Der Italiener Nick di Camillo kam 1946 als Küchenjunge der US-Army nach Nürnberg. 1952 eröffnete er in Würzburg das erste italienische Lokal auf deutschem Boden.

Wir kommen zur Geschichte der ersten Pizzeria auf deutschem Boden. Wir kommen zu Nicolino di Camillo.

Nicolino di Camillo wurde 1921 in dem kleinen italienischen Dorf Villa Magna geboren, das ist in den Abruzzen, den Bergen bei Pescara an der Adria, östlich von Rom. Sein Vater betrieb mit Hilfe eines Eselskarrens einen Schuhhandel. Bruder und Schwester dieses Vaters waren, weil es hier nicht viel zu verdienen gab, nach Philadelphia ausgewandert. Der Vater wollte nachkommen, aber das ging nicht. Seine Mutter, Nicolinos Großmutter, verbot es ihm. Sie wollte nicht alle Kinder an das große Amerika verlieren.

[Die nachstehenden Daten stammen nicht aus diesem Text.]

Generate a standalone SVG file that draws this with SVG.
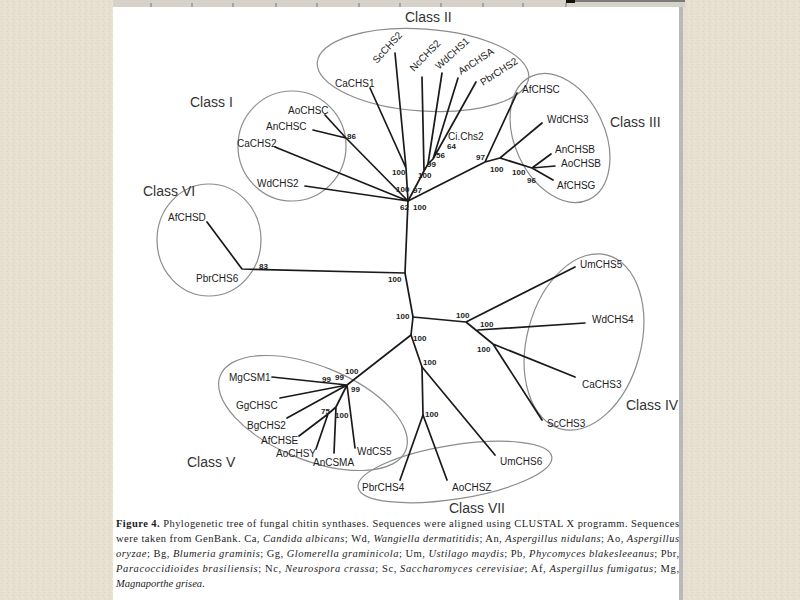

So kam Nicolino nicht in Philadelphia, sondern in den Abruzzen zur Welt. Aber die Amerikaner sollten dennoch sein Leben entscheiden.

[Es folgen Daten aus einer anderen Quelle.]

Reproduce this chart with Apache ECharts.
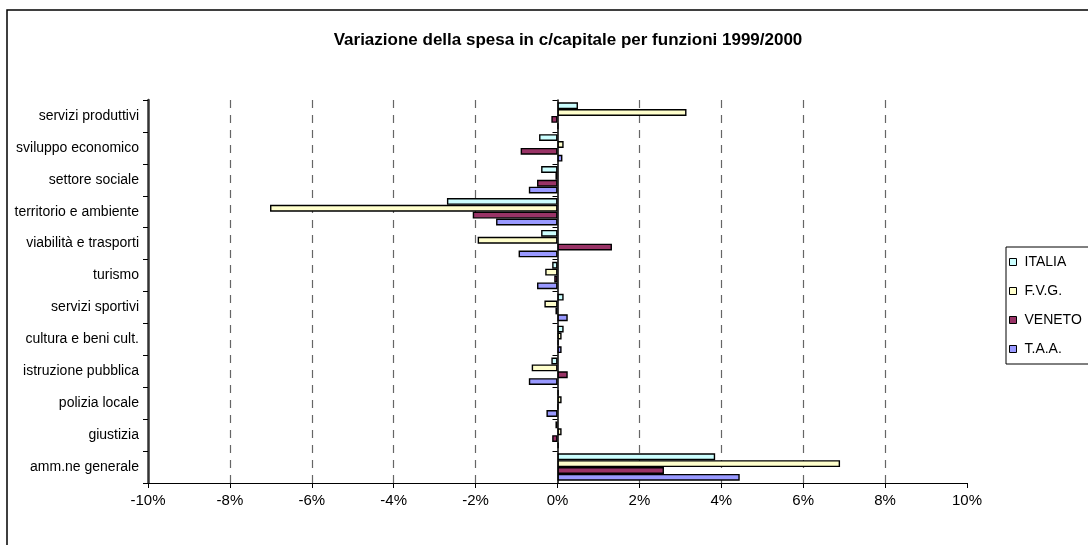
<!DOCTYPE html>
<html>
<head>
<meta charset="utf-8">
<script src="https://cdn.jsdelivr.net/npm/echarts@6/dist/echarts.min.js"></script>
<style>
html,body{margin:0;padding:0;background:#fff;}
#chart{width:1088px;height:545px;}
</style>
</head>
<body>
<div id="chart"></div>
<script>
const categories = ['servizi produttivi','sviluppo economico','settore sociale','territorio e ambiente','viabilità e trasporti','turismo','servizi sportivi','cultura e beni cult.','istruzione pubblica','polizia locale','giustizia','amm.ne generale'];
const italia = [0.5, -0.45, -0.4, -2.7, -0.4, -0.13, 0.15, 0.15, -0.15, 0.03, -0.05, 3.85];
const fvg    = [3.15, 0.15, -0.05, -7.02, -1.95, -0.3, -0.32, 0.1, -0.63, 0.1, 0.1, 6.9];
const veneto = [-0.15, -0.9, -0.5, -2.07, 1.33, -0.08, -0.05, 0.03, 0.25, 0.02, -0.13, 2.6];
const taa    = [0.02, 0.12, -0.7, -1.5, -0.95, -0.5, 0.25, 0.1, -0.7, -0.27, 0.03, 4.45];
const seriesNames = ['ITALIA','F.V.G.','VENETO','T.A.A.'];
const xTicks = [-10,-8,-6,-4,-2,0,2,4,6,8,10];
const colors = ['#ccffff','#ffffcc','#993366','#9999ff'];

const font = 'Liberation Sans, Arial, sans-serif';
const chart = echarts.init(document.getElementById('chart'));
const datasets = [italia, fvg, veneto, taa];
const gridColors = xTicks.map(v => (v === 0 || v === -10 || v === 10) ? 'rgba(0,0,0,0)' : '#666');

chart.setOption({
  animation: false,
  backgroundColor: '#fff',
  textStyle: { fontFamily: font },
  title: {
    text: 'Variazione della spesa in c/capitale per funzioni 1999/2000',
    left: 563, top: 27, textAlign: 'center',
    textStyle: { fontFamily: font, fontSize: 17, fontWeight: 'bold', color: '#000' }
  },
  graphic: [{
    type: 'rect', shape: { x: 7, y: 10, width: 1200, height: 600 },
    style: { fill: 'none', stroke: '#000', lineWidth: 1.5 }, silent: true, z: -1
  }],
  legend: {
    orient: 'vertical', left: 1006, top: 247,
    itemWidth: 7, itemHeight: 7, itemGap: 15,
    icon: 'rect',
    borderColor: '#000', borderWidth: 1, padding: [8, 40, 8, 3],
    itemStyle: { borderColor: '#000', borderWidth: 1 },
    textStyle: { fontFamily: font, fontSize: 14, color: '#000', padding: [0, 0, 0, 3] },
    data: seriesNames
  },
  grid: { left: 148, right: 121, top: 100, bottom: 62, containLabel: false },
  xAxis: {
    type: 'value', min: xTicks[0], max: xTicks[xTicks.length-1], interval: 2,
    axisLine: { show: true, onZero: false, lineStyle: { color: '#000', width: 1 } },
    axisTick: { show: true, length: 5, lineStyle: { color: '#000' } },
    axisLabel: { color: '#000', fontSize: 15, fontFamily: font, margin: 10, formatter: v => v + '%' },
    splitLine: { show: true, lineStyle: { color: gridColors, type: [8, 7], width: 1.2 } }
  },
  yAxis: [{
    type: 'category', inverse: true, data: categories,
    axisLine: { show: true, onZero: false, lineStyle: { color: '#333', width: 2.5 } },
    axisTick: { show: true, length: 5, lineStyle: { color: '#000' } },
    axisLabel: { color: '#000', fontSize: 14, fontFamily: font, margin: 9 },
    splitLine: { show: false }
  }, {
    type: 'category', inverse: true, data: categories, position: 'left',
    axisLine: { show: true, onZero: true, lineStyle: { color: '#000', width: 1.5 } },
    axisTick: { show: true, length: 5, lineStyle: { color: '#000' } },
    axisLabel: { show: false },
    splitLine: { show: false }
  }],
  series: seriesNames.map((name, i) => ({
    name, type: 'bar', data: datasets[i], yAxisIndex: 0,
    barGap: '0%', barCategoryGap: '14%',
    itemStyle: { color: colors[i], borderColor: '#000', borderWidth: 1.4 }
  }))
});
</script>
</body>
</html>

Nicolino, das ist: der kleine Nicola, Nicolchen. Er wuchs heran, wurde Verkäufer für Herrenbekleidung, dann Soldat, zog nach Russland. Als er zurückkehrte, war Italien am Boden. Es gab keine Arbeit. Glücklicherweise hatte Nicolino bei der Armee den Führerschein gemacht. Er fand einen Job bei den britischen Soldaten in Ancona, ein bisschen nördlich von Pescara. Er fuhr Lastwagen, transportierte Ersatzteile und Reifen nach Salzburg, München, Nürnberg.

Eines Tages, 1946, wurde die Einheit, für die er arbeitete, nach Norddeutschland verlegt, in die nunmehr britische Zone. Nicolino zog mit. Aber er blieb in Nürnberg hängen, wo die US-Army war. Er wurde Küchengehilfe bei der 777th Head Quarter Battery; am 31. März 1946 war das, er hat die Arbeitsbescheinigung bis heute aufbewahrt.

In Nürnberg traf er einen Mann namens Silvio Coletti, der arbeitete für die Special Services der Amerikaner, die Truppenunterhaltung. Colettis Vater stammte aus den Abruzzen und war nach Amerika ausgewandert. Silvio sprach deshalb Italienisch mit dem gleichen Akzent wie Nicolino, eine Tatsache, die Italiener in der Fremde stets sofort sehr eng verbindet. Dabei war Coletti gar kein Italiener mehr, sondern Amerikaner. Aber er gab dem Mann aus dem Süden sofort Arbeit.

Nicolino hieß jetzt Nick.

Er transportierte Filmrollen zwischen den Kinos der Army in Franken hin und her, manchmal fuhr er auch Teilnehmer an den Nürnberger Prozessen zum Gericht. Coletti eröffnete einen Country Club für die Soldaten in Fürth. Dort wurde Nick Doorman; er begrüßte die Gäste, brachte sie zu ihren Tischen, rückte die Stühle zurecht.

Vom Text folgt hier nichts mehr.